Located at 47th and Stark is the most beautiful stone wall with carved entrance columns. "LINDETH" on one side and "COTTAGE" on the other. Today the wall is in front of a rather modern church structure. What ever could this Lindeth Cottage be? I figured I'd start with the Sanborn maps. These maps were created for fire insurance purposes and exist for Portland in various years (1889, 1901, 1905, 1908-09, and 1924). Up until 1909-1910 this land would mostly have been farmland that later became Laurelhurst and surrounding developments. Checking the 1908-09 maps show no structure as suspected. The next available year of 1924 also shows no structure. Something that lived there had a very short life. The last piece of the puzzle I was able to determine was from the City of Portland itself. The current property address, when searched, shows a construction date of 1917. Odd given the modern church but that must in some way be tied to the original structure. I still have no idea what the building looked like. Just a block away is the Wilbur Reid house built in 1914. It's a rather famous Arts & Crafts residence. Does anyone have photos of this cottage?
Hard to find view of the future site of I-84 (before structure clearing). The red X's show a few of the houses torn down to create the freeway. At lower right those houses were replaced by a large grassy space bordering the freeway. The houses torn down at left make up the border of the concrete wall bordering the freeway. All of the houses on the North side of Senate are still there today, though their backyard is a freeway wall. This photo is courtesy the Portland City Archive.
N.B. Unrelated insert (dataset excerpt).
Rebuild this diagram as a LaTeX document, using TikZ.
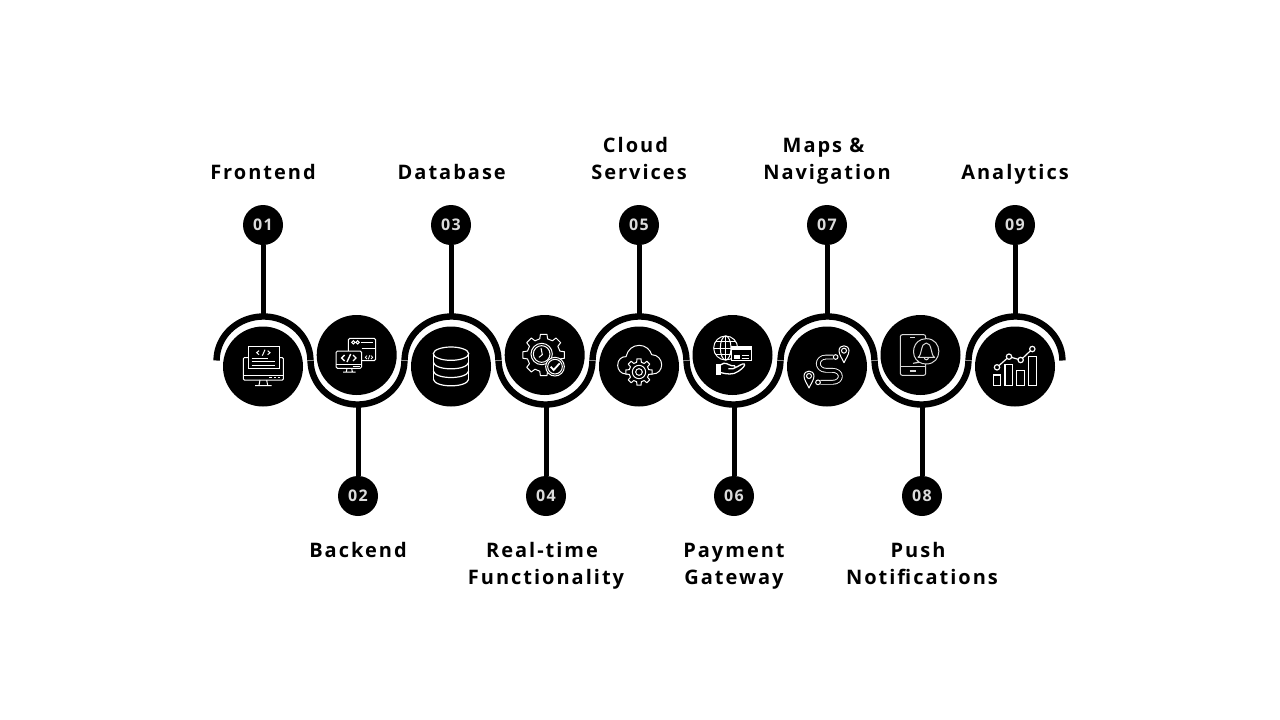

Wonderful view of not only the fire, which is why this image was taken by the Portland Fire Department, but also of the city itself. None of these buildings in this photo exist today. Note all the people on the roofs watching! I'm particularly interested in knowing more about the building the that "WILSON HIGH BALL" sign is attached to! It's for whiskey so you know it's got to be good!
I purchased these photos as digital scans from the owner (they were selling for a FORTUNE on ebay back in 2007). Not the best scans and the photos both have some damage but these images are spectacular views from vantage points that I have not seen before.
This school building was originally located near (on the same property or close) as the current Washington High School. That would make it the first of 3 structures serving the inner Eastside. The second was built in 1906 and burned down in the 20's. The third is what we have today. This is believed to be the only image of this school before it's expansion (see PPS website where they have it miscategorized as "Old Central" that used to be downtown). This photo was purchased from the Buckman family.
Wonderful old photo of the Frank Dekum house. It was built in 1864 and was originally located on the entire block between 13th, 14th, Morrison, and Yamhill. Unknown architect. I do not know when this house was demolished but this block is completely filled with the 405 freeway today which opened in the late 60's early 70's depending on section. Most likely it was torn down before that as there are very few images of this house. In the background you can see the original Portland High School which was built in 1883.
Wonderful original image of the State School for the Deaf in Vancouver. Originally built in 1889 this photo was probably taken in the early 20th century given the ivy growth. This building was eventually called Mead Hall. It was condemned by the Vancouver fire marshal just after WWII. The exact date it was lost is unknown. Great image of a lost piece of Vancouver History.
There are a number of "1602 8th St" addresses in and around where I found this photo (Portland, OR). For example: Gresham, Oregon City, Columbia City, Washougal, and Camas all have this address. Only Oregon city has a google street view, which does not appear to match, and I haven't made it to all of the locations to verify. Portland uses Avenue for it's numbered streets (after the 1930's) and this address is fairly central and commercial in both NE and SE so I've ruled out Portland.